My Purse, You Can’t Look Inside

December 7, 2017

The week of December 4, 2017, brought us some ruckus in the MN Supreme Court.   But before I get to that, I want to address last week.   There was not a blog written.  I received a throng (not like Sisqo) of questions why.  Actually, my mom just wanted to know if I was still alive.   I did not compose a blog because I was writing my own brief for the Court of Appeals that was due on Friday.  I will not comment on pending litigation, but I will break it down when the Court of Appeals makes their decision.   However, in the meantime, I can write about the ongoings of the MN Supreme Court.  They released two cases this week.  The first was an ineffective assistance of counsel case.  Which people do love.  A lawyer messes up and people want to spike their faux leather briefcase down in their face.   First-Degree murder case where the lawyer said this:

First-degree murder requires premeditation and the intent to kill. … We’re not really disputing the premeditation part. I would submit to you that intent element is the one that’s in question here.”

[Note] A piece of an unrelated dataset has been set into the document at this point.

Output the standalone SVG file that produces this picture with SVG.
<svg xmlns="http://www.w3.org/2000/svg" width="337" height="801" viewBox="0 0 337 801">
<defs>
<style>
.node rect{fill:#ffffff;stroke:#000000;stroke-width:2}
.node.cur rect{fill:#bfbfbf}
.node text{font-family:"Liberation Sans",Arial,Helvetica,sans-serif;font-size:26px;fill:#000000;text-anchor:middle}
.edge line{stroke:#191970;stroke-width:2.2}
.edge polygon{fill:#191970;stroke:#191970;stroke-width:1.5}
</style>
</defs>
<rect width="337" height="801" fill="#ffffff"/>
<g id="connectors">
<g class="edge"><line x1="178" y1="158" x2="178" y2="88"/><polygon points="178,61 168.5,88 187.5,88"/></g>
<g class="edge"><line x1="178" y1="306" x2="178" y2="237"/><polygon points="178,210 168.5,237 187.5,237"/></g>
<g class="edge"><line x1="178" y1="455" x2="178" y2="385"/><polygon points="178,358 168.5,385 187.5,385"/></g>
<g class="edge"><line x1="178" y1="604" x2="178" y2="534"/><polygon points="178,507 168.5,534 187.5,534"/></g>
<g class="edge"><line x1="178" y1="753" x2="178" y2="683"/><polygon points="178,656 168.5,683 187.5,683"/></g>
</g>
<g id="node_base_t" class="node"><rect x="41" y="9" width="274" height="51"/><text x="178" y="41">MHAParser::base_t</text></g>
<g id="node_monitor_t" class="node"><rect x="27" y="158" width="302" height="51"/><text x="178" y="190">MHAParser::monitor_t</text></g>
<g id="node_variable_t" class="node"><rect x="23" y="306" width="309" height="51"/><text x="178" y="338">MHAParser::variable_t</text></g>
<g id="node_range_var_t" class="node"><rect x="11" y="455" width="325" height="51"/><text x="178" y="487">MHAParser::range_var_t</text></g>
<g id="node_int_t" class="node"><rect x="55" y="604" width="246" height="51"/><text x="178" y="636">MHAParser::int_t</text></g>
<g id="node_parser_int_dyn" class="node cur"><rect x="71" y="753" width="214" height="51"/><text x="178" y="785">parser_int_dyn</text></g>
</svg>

You can’t concede any elements with the express consent of the client so this guy gets a new trial.  The second case was about a search of purses.  We have all been there before.  We set our purse down while visiting a friend to check out some Ducktales and the police show up to execute a search warrant on the house.  The police search your purse and they find that you are holding.   You get charged with a crime basically for watching Ducktales.   This lady who just wanted to watch Scrooge McDuck dive into a giant pile of money challenged the search.  Beyond the scope of the search warrant.  She lost at the district and appellate court level and the MN Supreme Court decided to review it.

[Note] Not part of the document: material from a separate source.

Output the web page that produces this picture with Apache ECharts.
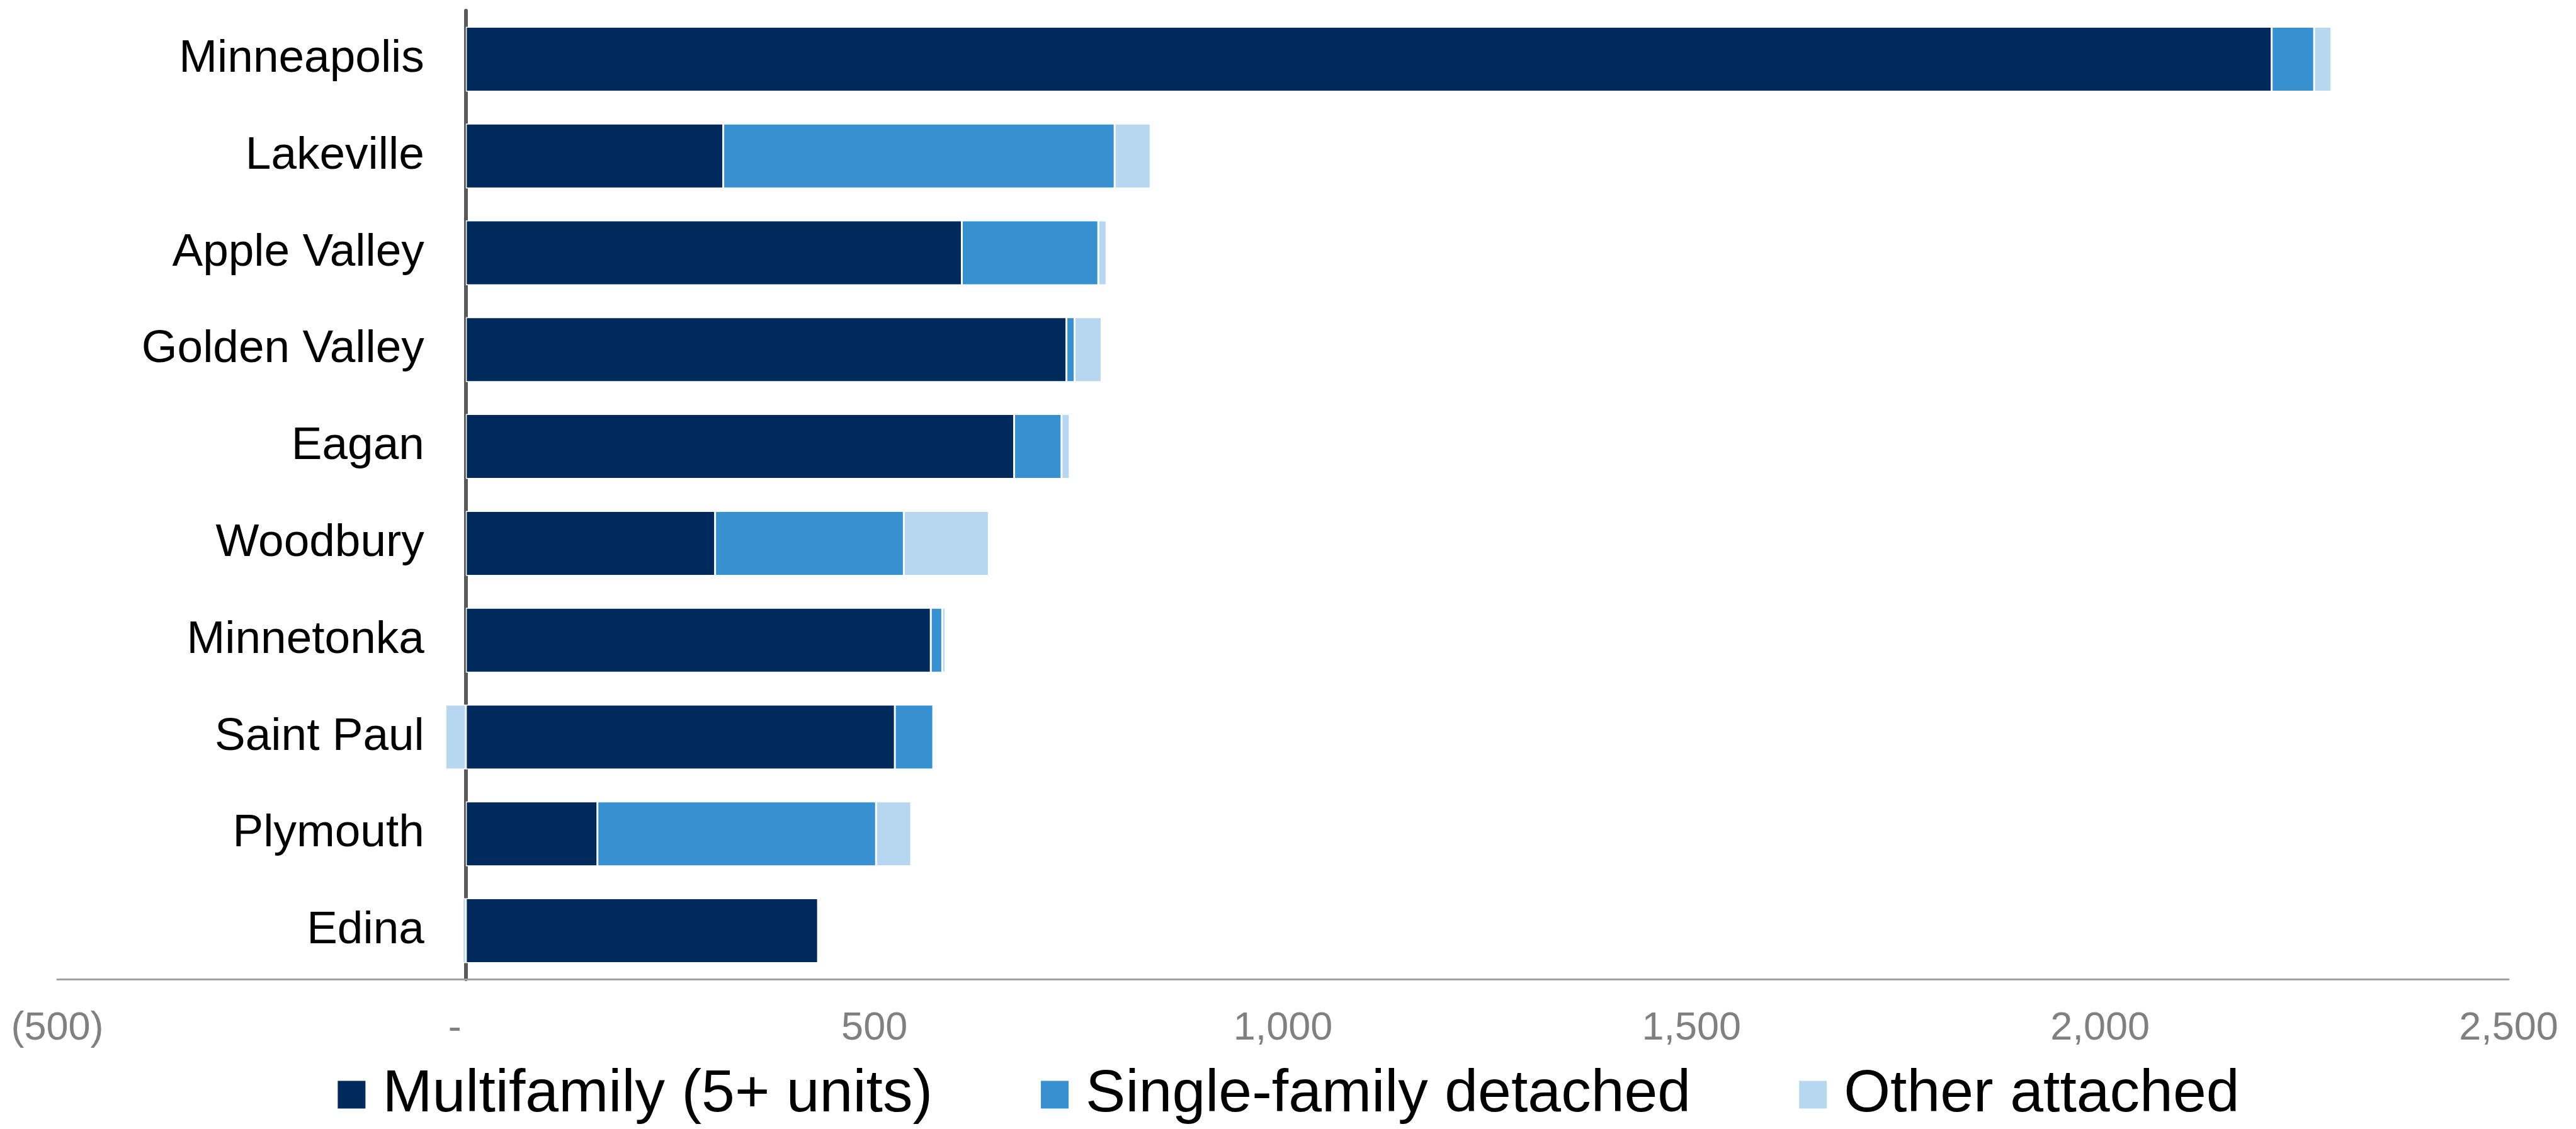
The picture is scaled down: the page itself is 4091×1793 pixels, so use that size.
<!DOCTYPE html>
<html>
<head>
<meta charset="utf-8">
<title>Housing units by city and type</title>
<script src="https://cdn.jsdelivr.net/npm/echarts@6/dist/echarts.min.js"></script>
<style>
  html, body { margin: 0; padding: 0; background: #ffffff; }
  #chart { width: 4091px; height: 1793px; }
</style>
</head>
<body>
<div id="chart"></div>
<script>
// Cities, listed top to bottom
const cities = ['Minneapolis', 'Lakeville', 'Apple Valley', 'Golden Valley', 'Eagan',
                'Woodbury', 'Minnetonka', 'Saint Paul', 'Plymouth', 'Edina'];

// Net new housing units by structure type
const multifamily   = [2210, 315, 607, 735, 671, 305, 569, 525, 161, 431];
const singleFamily  = [52, 479, 167, 10, 58, 231, 14, 47, 341, 2];
const otherAttached = [21, 44, 10, 33, 10, 104, 4, -25, 43, -4];

const seriesNames = ['Multifamily (5+ units)', 'Single-family detached', 'Other attached'];
const seriesColors = ['#002A5C', '#3790CF', '#B7D6F0'];

// Value axis range and step
const axisMin = -500;
const axisMax = 2500;
const axisStep = 500;

const FONT = "'Liberation Sans', Arial, Helvetica, sans-serif";

const GRID_LEFT = 91;
const GRID_RIGHT = 107;

function tickLabel(v) {
  if (v === 0) return '-  ';
  const s = Math.abs(v).toLocaleString('en-US');
  return v < 0 ? '(' + s + ')' : s;
}

const chartEl = document.getElementById('chart');
const chart = echarts.init(chartEl, null, { renderer: 'canvas' });

// City names sit just left of the zero line, so offset them from the grid edge
const plotWidth = 4091 - GRID_LEFT - GRID_RIGHT;
const zeroOffset = plotWidth * (0 - axisMin) / (axisMax - axisMin);
const cityLabelGap = 66;

const seriesData = [multifamily, singleFamily, otherAttached];

chart.setOption({
  animation: false,
  backgroundColor: '#ffffff',
  grid: { left: GRID_LEFT, right: GRID_RIGHT, top: 17, bottom: 238, containLabel: false, outerBoundsMode: 'none' },
  legend: {
    data: seriesNames,
    left: 'center',
    top: 1686,
    icon: 'rect',
    itemWidth: 46,
    itemHeight: 46,
    itemGap: 170,
    textStyle: { fontFamily: FONT, fontSize: 95, color: '#000000', padding: [0, 0, 0, 21] }
  },
  xAxis: {
    type: 'value',
    min: axisMin,
    max: axisMax,
    interval: axisStep,
    position: 'bottom',
    axisLine: { show: true, onZero: false, lineStyle: { color: '#A0A0A0', width: 3 } },
    axisTick: { show: false },
    splitLine: { show: false },
    axisLabel: {
      formatter: tickLabel,
      fontFamily: FONT,
      fontSize: 63,
      color: '#808080',
      margin: 47
    }
  },
  yAxis: {
    type: 'category',
    data: cities,
    inverse: true,
    axisLine: { show: true, onZero: true, lineStyle: { color: '#595959', width: 6 } },
    axisTick: { show: false },
    splitLine: { show: false },
    axisLabel: {
      fontFamily: FONT,
      fontSize: 73,
      color: '#000000',
      align: 'right',
      margin: cityLabelGap - zeroOffset
    }
  },
  series: seriesNames.map((name, i) => ({
    name: name,
    type: 'bar',
    stack: 'units',
    barWidth: '67%',
    data: seriesData[i],
    itemStyle: { color: seriesColors[i], borderColor: '#ffffff', borderWidth: 1.5 },
    z: 1
  }))
});
</script>
</body>
</html>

A search that exceeds the scope of a warrant is unconstitutional. Horton v. California, 496 U.S. 128, 140 (1990). A warrant, however, does not authorize the police to search the body and outer clothing of persons who are not named in the warrant. See Ybarra v. Illinois, 444 U.S. 85, 91 (1979).(holding that a search warrant authorizing the search of a tavern and a bartender did not authorize police to search customers at the tavern when the warrant was executed); see also State v. Wynne, 552 N.W.2d 218, 220 (Minn. 1996) (recognizing that a purse carried by a person is protected from search under a premises warrant because it is an extension of the person).

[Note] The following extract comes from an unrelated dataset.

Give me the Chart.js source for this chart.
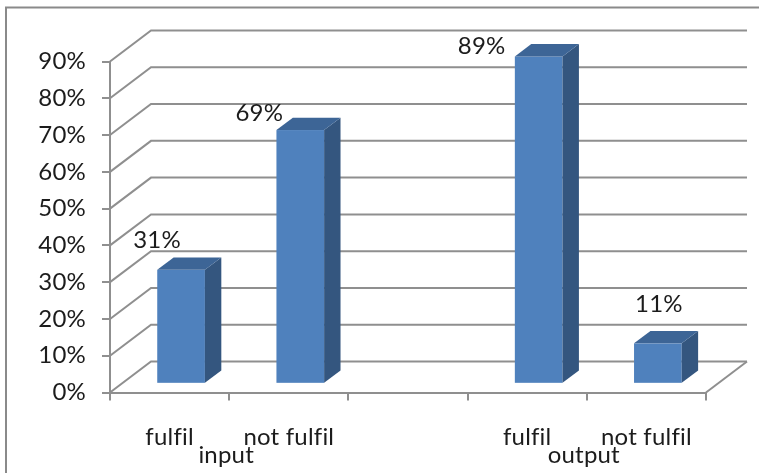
<!DOCTYPE html>
<html>
<head>
<meta charset="utf-8">
<script src="https://cdn.jsdelivr.net/npm/chart.js@4/dist/chart.umd.min.js"></script>
<style>
  html, body { margin: 0; padding: 0; background: #ffffff; }
  #wrap { width: 759px; height: 473px; }
</style>
</head>
<body>
<div id="wrap"><canvas id="c" width="759" height="473"></canvas></div>
<script>
// Category labels along the floor (third slot is the gap between groups)
const categories = ['fulfil', 'not fulfil', '', 'fulfil', 'not fulfil'];
// Group captions and the category slots they span
const groupNames = ['input', 'output'];
const groupSpans = [[0, 1], [3, 4]];
// Share of each category, in percent
const shares = [31, 69, null, 89, 11];
// Value-axis range and step, in percent
const yMin = 0, yMax = 90, yStep = 10;

// Where each value label sits relative to the top-front of its column (px)
const labelNudge = [[-24, -30], [-41, -17], null, [-57, -10], [1, -39]];

const FONT = { family: 'Lato, "Open Sans", "Liberation Sans", sans-serif', size: 24 };
const TEXT = '#1c1c1c';
const GRID = '#8f8f8f';
const FRONT = '#4f81bd', SIDE = '#34567f', TOP = '#3d6596';

// Depth of the 3-D floor, and where the columns sit inside it
const DEPTH_X = 41, DEPTH_Y = -31;
const COL_OFFSET = 0.28, COL_DEPTH = 0.40;

const frame3d = {
  id: 'frame3d',
  beforeDraw(chart) {
    const c = chart.ctx;
    // a hair of tracking keeps "fi" from turning into a ligature
    if ('letterSpacing' in c) c.letterSpacing = '0.2px';
    c.save();
    c.fillStyle = '#ffffff';
    c.fillRect(0, 0, chart.width, chart.height);
    // outer frame (runs off the right and bottom edges)
    c.strokeStyle = '#8a8a8a';
    c.lineWidth = 2;
    c.beginPath();
    c.moveTo(6, chart.height + 2);
    c.lineTo(6, 7.5);
    c.lineTo(chart.width + 2, 7.5);
    c.stroke();
    c.restore();
  },
  beforeDatasetsDraw(chart) {
    const c = chart.ctx, a = chart.chartArea, y = chart.scales.y;
    c.save();
    c.strokeStyle = GRID;
    c.lineWidth = 2;
    c.lineCap = 'butt';
    y.ticks.forEach(t => {
      const py = y.getPixelForValue(t.value);
      c.beginPath();
      c.moveTo(a.left, py);
      c.lineTo(a.left + DEPTH_X, py + DEPTH_Y);
      c.lineTo(a.right + DEPTH_X, py + DEPTH_Y);
      c.stroke();
    });
    // right edge of the floor
    const by = y.getPixelForValue(yMin);
    c.beginPath();
    c.moveTo(a.right, by);
    c.lineTo(a.right + DEPTH_X, by + DEPTH_Y);
    c.stroke();
    c.restore();
  },
  afterDatasetsDraw(chart) {
    const c = chart.ctx;
    const meta = chart.getDatasetMeta(0);
    const ox = DEPTH_X * COL_OFFSET, oy = DEPTH_Y * COL_OFFSET;
    const dx = DEPTH_X * COL_DEPTH, dy = DEPTH_Y * COL_DEPTH;
    c.save();
    meta.data.forEach((bar, i) => {
      if (shares[i] == null) return;
      const p = bar.getProps(['x', 'y', 'base', 'width'], true);
      const x0 = p.x - p.width / 2 + ox, x1 = p.x + p.width / 2 + ox;
      const top = p.y + oy, bot = p.base + oy;
      // front face
      c.fillStyle = FRONT;
      c.fillRect(x0, top, x1 - x0, bot - top);
      // side face
      c.fillStyle = SIDE;
      c.beginPath();
      c.moveTo(x1, top); c.lineTo(x1 + dx, top + dy);
      c.lineTo(x1 + dx, bot + dy); c.lineTo(x1, bot);
      c.closePath(); c.fill();
      // top face
      c.fillStyle = TOP;
      c.beginPath();
      c.moveTo(x0, top); c.lineTo(x1, top);
      c.lineTo(x1 + dx, top + dy); c.lineTo(x0 + dx, top + dy);
      c.closePath(); c.fill();
      // value label
      const n = labelNudge[i];
      c.fillStyle = TEXT;
      c.font = `${FONT.size}px ${FONT.family}`;
      c.textAlign = 'center';
      c.textBaseline = 'middle';
      c.fillText(shares[i] + '%', (x0 + x1) / 2 + n[0], top + n[1]);
    });
    c.restore();
  },
  afterDraw(chart) {
    const c = chart.ctx, x = chart.scales.x;
    c.save();
    c.fillStyle = TEXT;
    c.font = `${FONT.size}px ${FONT.family}`;
    c.textAlign = 'center';
    c.textBaseline = 'alphabetic';
    groupNames.forEach((g, i) => {
      const [from, to] = groupSpans[i];
      const cx = (x.getPixelForValue(from) + x.getPixelForValue(to)) / 2;
      c.fillText(g, cx - 3, 463);
    });
    c.restore();
  }
};

new Chart(document.getElementById('c'), {
  type: 'bar',
  data: {
    labels: categories,
    datasets: [{
      data: shares,
      backgroundColor: 'rgba(0,0,0,0)',
      borderWidth: 0,
      barPercentage: 0.4,
      categoryPercentage: 1.0
    }]
  },
  options: {
    responsive: false,
    animation: false,
    devicePixelRatio: 1,
    layout: { padding: { left: 0, right: 53, top: 61.5, bottom: 0 } },
    plugins: { legend: { display: false }, tooltip: { enabled: false } },
    scales: {
      x: {
        grid: { offset: true, drawOnChartArea: false, tickLength: 8, color: GRID, lineWidth: 2 },
        border: { color: GRID, width: 2 },
        ticks: { font: FONT, color: TEXT, padding: 22, maxRotation: 0, autoSkip: false },
        afterFit(s) { s.height = 80.5; }
      },
      y: {
        min: yMin, max: yMax,
        grid: { drawOnChartArea: false, tickLength: 8, color: GRID, lineWidth: 2 },
        border: { color: GRID, width: 2 },
        ticks: { stepSize: yStep, font: FONT, color: TEXT, padding: 16, callback: v => v + '%' },
        afterFit(s) { s.width = 110; }
      }
    }
  },
  plugins: [frame3d]
});
</script>
</body>
</html>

So you can’t search not named in the search warrant people for watching Ducktales during a search warrant.  You can’t search those same peoples’  purse while they are watching Ducktales, but only if they are holding their purse.  Here the purse was just chilling.  So they applied a totality of the circumstances test.  The totality of the circumstances should be a reality of the bureaucrats because purse lady loses.   Here, they were looking for drugs at a woman’s house.  Who carries purses?  European guys and women.   You can hide drugs in a purse and they were looking drugs.  Second, the purse was left unattended, they thought it belonged to someone named Michael Kors.   They lose.

Here is the lesson.  When you are watching Ducktales and the police bust in, your purse is on the kitchen table and you don’t want them rifling through it to find evidence of a crime like shoplifting at Walmart, grab that damn purse.  Hold on tight and tell them it is beyond the scope of the warrant.  Then get back to the shenanigans of Huey, Duey, and Louie.